Bu dizeleri yazabilecek bir kabiliyete tırt demek hmm cahilliği acilen bırakmalısın.
nihal atsızn kafası yobaz kafasıydı. kendisi müslüman olmadığı halde yobazdı.

ayrıca atsız miliyetçiliğiyle nazi milliyetçiliği arasında hiçbir fark yoktur. adam tamamen ırka dayalı, kan bağını benimsiyordu.

hatta ben bir makalesini okumuştum, adam diyor ki; devletin bütün kademelerine türkler geçmeli. en iyi yerlere onlar yerleştirilmeli.

bide eğitim anlayışı da şöyleydi: kadın hocalar derslere girmemeli, lakayit olur ve öğrencileri disiplinize edemezler. o yüzden erkek hocalar girmeli.

yani bu kafa şimdi yazar olsa ne olur olmasa ne olur?

adam sparta devleti gibi bir devlet hayal ediyordu. tamamen ordu- millet anlayışıyla her daim disipline olmuş bir halk. tamamen bir birine kan bağıyla bağlı bir devlet.

iyi de bu kafadan sonra millet tabi ki dağa çıkar. sen ülkede olan herkese eşit hak vermeyip ırkçılık yaparsan tabi ki kaçar millet o ülkeden.

atatürk milliyetçiliği mesela böyle değildir. kültüreldir. kan bağını değil, dil birliği, kültür birliğini hedef alır. kendini türk olarak gören herkesi, ya da türk kültürünü benimsemiş herkesi türk kabul eder.

bu biraz daha mantıki temele oturtulabilir ama atsız acemi hitlerdi.
“Beni hiçbir zaman anlamadınız. Ancak anlayacaksınız. içimizde bir gün Moskova’dan Kızıl Ordu gelir hayali ile yaşayanları fark edince anlayacaksınız. Olur da bir savaş daha görürseniz tıpkı benim zamanımda olduğu gibi kardeş dediğiniz milletlerin nasıl bir bir sırtımızdan vurduklarını izleyecek, beni daha iyi anlayacaksınız. Türk olmayan herkesin ölümüne üzülenlerin bir gün Türkler ölürken nasıl sustuklarını, sağır kaldıklarını görecek ve beni çok daha iyi anlayacaksınız”
kalemini satmamış,zoru görünce fikirlerini değiştirmemiş, kıvırmamış, siyasilere yalakalık mektubu yazmamış, herkesin konuştuğu ve kabul ettiği basmakalıp şeyler yerine sadece kendi iç sesini dinlemiş, ümmetçilik ile milliyetçiliğin bir arada olamayacağını türk olmanın nasıl farklı bir şey olduğunu gayet güzel anlatmış, türk kültür tarihi kadar edebiyat tarihimizi de incelemiş bir tarihçi,edebiyatçı idealist ve bükülmez bir dava adamıdır.
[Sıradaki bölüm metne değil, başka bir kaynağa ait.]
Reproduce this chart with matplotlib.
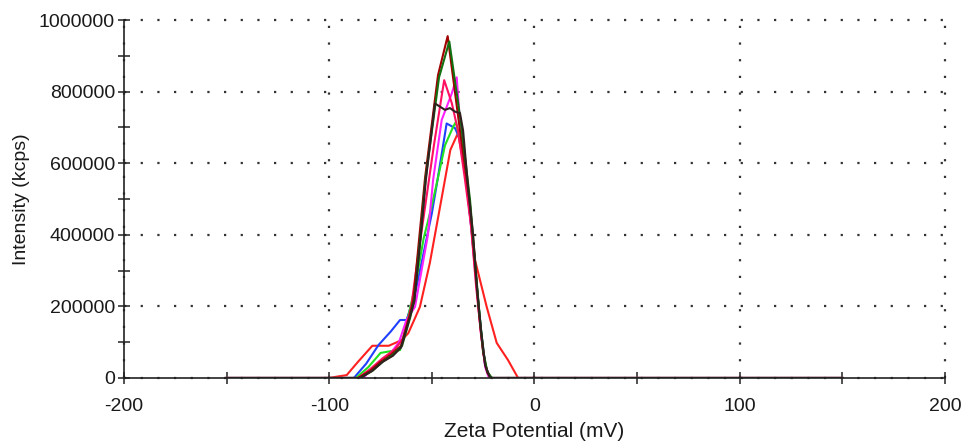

fikirlerini seversiniz sevmezsiniz o ayrı bir konu, ama yaşamı duruşu,davasını savunuşundaki özgüven ve istikrar bakımından günümüz türkiyesinde asla rastlanmayacak bir şahsiyettir!

yaşasaydı bazı malum tiplerin kendisine ileri geri sallamasına güler geçer, cevap vermek bir tarafa adam yerine dahi koymazdı!
Gram edebi bilgisi olmayan, bir makale yada bir metne yönelik en yatkın olduğu şey gazetenin son bölümündeki spor sayfaları olan yazar beyanı.
fikirleri hala yaşıyorsa demek ki daha ölmemiş.
Irkçı bir adam olmazsa muhtemelen hiç duymazdık.
Ruh adam ı okuyup etkilenmeyen adam, kitabı okuduktan sonra geri gelen mektup u okuyup duygulanmayan adam ya gerizekalıdır ya da aşırı duygusuz bir piçtir. Net.
Ancak ergen gazlayan bir yazar modeli. Evet.